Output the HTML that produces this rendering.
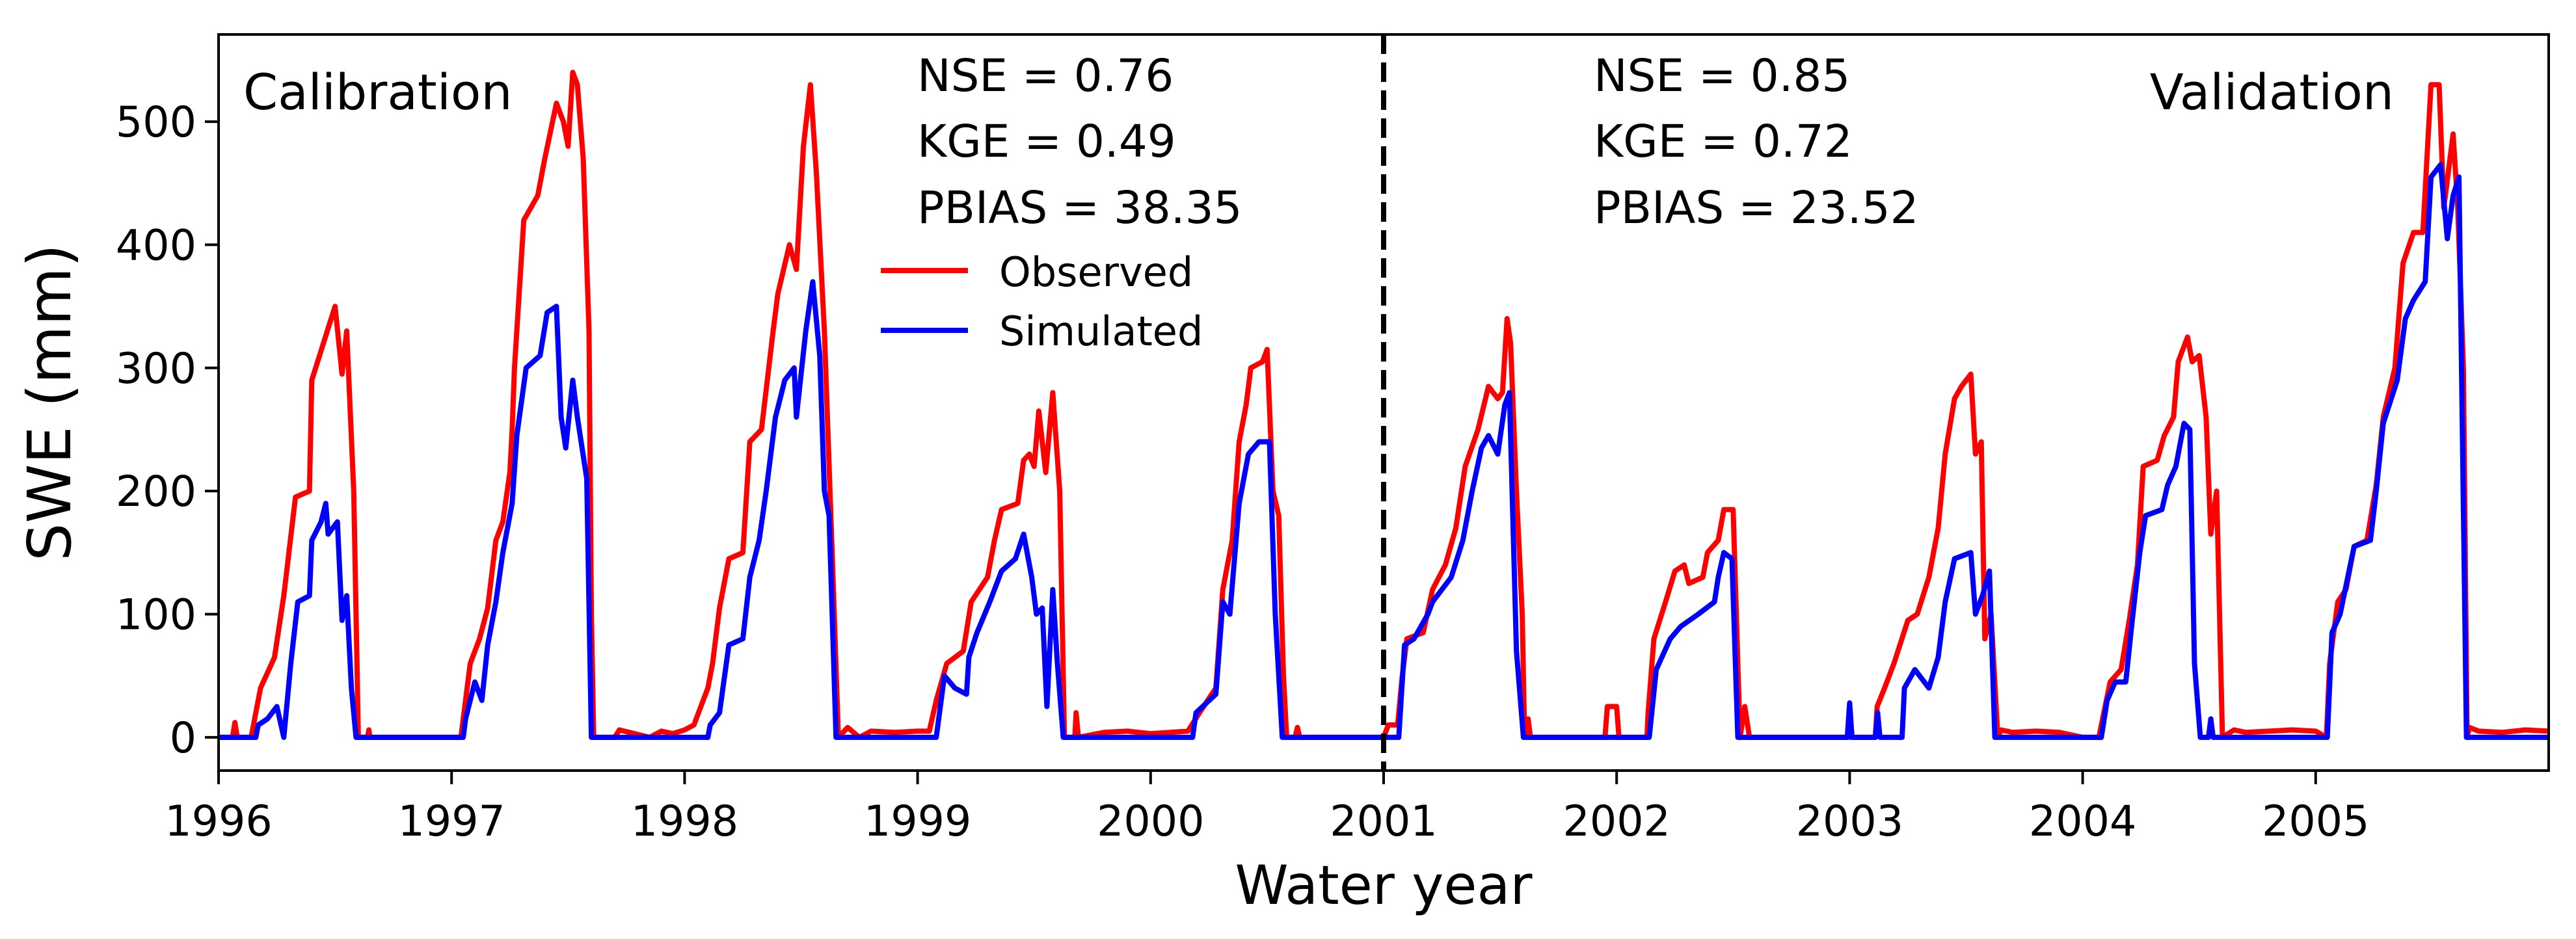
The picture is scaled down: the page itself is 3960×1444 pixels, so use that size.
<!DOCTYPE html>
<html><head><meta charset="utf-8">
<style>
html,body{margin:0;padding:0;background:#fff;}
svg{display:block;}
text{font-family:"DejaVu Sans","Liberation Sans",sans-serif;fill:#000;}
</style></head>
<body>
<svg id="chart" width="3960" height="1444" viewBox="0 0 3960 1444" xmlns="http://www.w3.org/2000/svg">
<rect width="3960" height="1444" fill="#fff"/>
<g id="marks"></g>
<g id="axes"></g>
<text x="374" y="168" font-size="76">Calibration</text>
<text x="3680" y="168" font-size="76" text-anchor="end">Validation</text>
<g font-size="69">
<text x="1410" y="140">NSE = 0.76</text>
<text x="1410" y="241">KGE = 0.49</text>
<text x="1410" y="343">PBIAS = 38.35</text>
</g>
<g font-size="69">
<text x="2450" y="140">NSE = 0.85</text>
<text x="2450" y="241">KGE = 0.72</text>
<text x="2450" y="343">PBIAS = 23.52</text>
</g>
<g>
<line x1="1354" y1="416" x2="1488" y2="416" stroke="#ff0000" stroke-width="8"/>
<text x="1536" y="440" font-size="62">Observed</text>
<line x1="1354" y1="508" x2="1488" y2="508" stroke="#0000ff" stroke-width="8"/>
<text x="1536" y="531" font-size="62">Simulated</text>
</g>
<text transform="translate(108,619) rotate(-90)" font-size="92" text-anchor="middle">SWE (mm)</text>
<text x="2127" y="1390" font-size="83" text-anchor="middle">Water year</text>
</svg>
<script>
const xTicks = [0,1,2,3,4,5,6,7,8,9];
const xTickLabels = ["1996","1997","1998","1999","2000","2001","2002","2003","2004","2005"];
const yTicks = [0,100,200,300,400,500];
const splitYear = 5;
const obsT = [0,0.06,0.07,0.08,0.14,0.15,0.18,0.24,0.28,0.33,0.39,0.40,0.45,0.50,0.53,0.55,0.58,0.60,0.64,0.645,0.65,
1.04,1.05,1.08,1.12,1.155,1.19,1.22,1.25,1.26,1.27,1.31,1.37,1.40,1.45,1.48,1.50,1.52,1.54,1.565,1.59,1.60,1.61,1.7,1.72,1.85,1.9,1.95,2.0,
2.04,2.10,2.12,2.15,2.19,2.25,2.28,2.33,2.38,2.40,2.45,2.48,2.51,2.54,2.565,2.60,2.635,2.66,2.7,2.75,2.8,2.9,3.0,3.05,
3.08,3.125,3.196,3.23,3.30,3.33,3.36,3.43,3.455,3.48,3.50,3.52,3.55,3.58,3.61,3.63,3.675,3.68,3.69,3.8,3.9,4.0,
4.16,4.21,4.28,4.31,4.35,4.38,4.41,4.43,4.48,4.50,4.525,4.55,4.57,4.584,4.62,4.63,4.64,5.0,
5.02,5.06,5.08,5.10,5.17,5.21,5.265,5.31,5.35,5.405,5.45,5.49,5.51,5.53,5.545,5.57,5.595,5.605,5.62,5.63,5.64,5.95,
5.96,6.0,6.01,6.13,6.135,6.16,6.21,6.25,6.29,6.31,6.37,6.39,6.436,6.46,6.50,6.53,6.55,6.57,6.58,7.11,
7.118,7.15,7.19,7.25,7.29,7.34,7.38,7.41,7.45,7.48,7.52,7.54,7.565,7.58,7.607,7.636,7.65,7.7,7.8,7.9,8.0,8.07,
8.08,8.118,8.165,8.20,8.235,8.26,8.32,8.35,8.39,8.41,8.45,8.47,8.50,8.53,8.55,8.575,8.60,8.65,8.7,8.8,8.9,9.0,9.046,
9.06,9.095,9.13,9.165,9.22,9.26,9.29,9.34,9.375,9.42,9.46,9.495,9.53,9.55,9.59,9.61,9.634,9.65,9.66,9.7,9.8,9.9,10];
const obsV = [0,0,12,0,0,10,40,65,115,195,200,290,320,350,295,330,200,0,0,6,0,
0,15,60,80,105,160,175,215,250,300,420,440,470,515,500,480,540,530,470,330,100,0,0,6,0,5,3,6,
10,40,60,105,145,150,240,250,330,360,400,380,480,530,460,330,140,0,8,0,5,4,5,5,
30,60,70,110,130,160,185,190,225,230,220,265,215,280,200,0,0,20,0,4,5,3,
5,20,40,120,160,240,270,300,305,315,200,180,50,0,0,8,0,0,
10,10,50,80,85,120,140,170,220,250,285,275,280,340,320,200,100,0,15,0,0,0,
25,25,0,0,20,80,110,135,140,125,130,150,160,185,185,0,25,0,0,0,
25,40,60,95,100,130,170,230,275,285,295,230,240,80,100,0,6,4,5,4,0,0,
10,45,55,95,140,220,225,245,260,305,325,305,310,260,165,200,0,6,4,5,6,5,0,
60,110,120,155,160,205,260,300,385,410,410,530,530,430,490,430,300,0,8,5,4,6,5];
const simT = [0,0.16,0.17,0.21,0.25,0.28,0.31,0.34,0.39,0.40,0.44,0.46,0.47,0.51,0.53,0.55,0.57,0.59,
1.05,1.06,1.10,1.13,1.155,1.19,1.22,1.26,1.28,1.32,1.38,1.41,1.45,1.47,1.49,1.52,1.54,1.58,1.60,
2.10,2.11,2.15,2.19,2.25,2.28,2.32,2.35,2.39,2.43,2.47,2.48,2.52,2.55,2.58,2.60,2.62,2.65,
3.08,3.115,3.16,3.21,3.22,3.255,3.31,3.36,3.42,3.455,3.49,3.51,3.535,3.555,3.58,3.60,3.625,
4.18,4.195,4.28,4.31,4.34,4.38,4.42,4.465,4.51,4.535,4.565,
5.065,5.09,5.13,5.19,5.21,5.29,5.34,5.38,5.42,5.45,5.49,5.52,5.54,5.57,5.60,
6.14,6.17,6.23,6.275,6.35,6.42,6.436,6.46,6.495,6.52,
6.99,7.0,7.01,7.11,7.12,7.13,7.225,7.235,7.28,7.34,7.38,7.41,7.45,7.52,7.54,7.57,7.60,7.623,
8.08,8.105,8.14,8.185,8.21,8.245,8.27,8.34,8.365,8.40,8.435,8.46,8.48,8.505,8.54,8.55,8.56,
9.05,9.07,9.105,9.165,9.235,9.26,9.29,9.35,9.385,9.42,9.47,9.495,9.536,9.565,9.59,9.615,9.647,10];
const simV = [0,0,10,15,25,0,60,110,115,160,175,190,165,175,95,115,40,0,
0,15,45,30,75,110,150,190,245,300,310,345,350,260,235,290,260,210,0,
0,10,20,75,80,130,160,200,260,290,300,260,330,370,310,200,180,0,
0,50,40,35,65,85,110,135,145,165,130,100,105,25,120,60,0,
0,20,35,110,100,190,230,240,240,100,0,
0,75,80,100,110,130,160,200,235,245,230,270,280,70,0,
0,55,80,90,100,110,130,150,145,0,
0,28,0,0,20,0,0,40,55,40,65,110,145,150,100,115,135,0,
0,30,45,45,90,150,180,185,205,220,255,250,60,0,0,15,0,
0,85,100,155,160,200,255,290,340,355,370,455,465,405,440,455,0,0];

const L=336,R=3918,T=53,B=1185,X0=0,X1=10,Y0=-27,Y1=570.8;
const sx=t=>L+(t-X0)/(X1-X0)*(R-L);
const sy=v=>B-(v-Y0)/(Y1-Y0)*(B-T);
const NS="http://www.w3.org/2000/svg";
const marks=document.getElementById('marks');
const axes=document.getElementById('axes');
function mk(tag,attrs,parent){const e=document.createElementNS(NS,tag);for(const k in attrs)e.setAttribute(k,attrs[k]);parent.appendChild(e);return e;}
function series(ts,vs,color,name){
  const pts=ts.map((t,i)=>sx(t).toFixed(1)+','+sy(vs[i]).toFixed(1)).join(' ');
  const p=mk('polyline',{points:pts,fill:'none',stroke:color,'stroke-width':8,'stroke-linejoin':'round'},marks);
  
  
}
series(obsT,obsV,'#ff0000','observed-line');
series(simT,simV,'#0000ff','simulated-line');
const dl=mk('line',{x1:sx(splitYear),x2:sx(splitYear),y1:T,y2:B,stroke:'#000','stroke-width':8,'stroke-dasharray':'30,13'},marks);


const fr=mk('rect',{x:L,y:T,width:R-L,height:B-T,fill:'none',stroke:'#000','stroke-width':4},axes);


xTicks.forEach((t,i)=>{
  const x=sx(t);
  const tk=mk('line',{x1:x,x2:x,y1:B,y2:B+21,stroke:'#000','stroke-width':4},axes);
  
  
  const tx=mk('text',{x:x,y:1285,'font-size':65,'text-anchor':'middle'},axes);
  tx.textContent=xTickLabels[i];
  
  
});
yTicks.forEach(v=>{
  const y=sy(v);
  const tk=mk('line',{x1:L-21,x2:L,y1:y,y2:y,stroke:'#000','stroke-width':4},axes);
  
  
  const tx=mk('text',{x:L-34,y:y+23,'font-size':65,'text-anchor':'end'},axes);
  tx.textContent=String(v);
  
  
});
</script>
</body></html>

· · · · ·

**The exercise**.
Pull every line containing the word "that" out of the material.

**Answer to the task**.
Output the HTML that produces this rendering.
The picture is scaled down: the page itself is 3960×1444 pixels, so use that size.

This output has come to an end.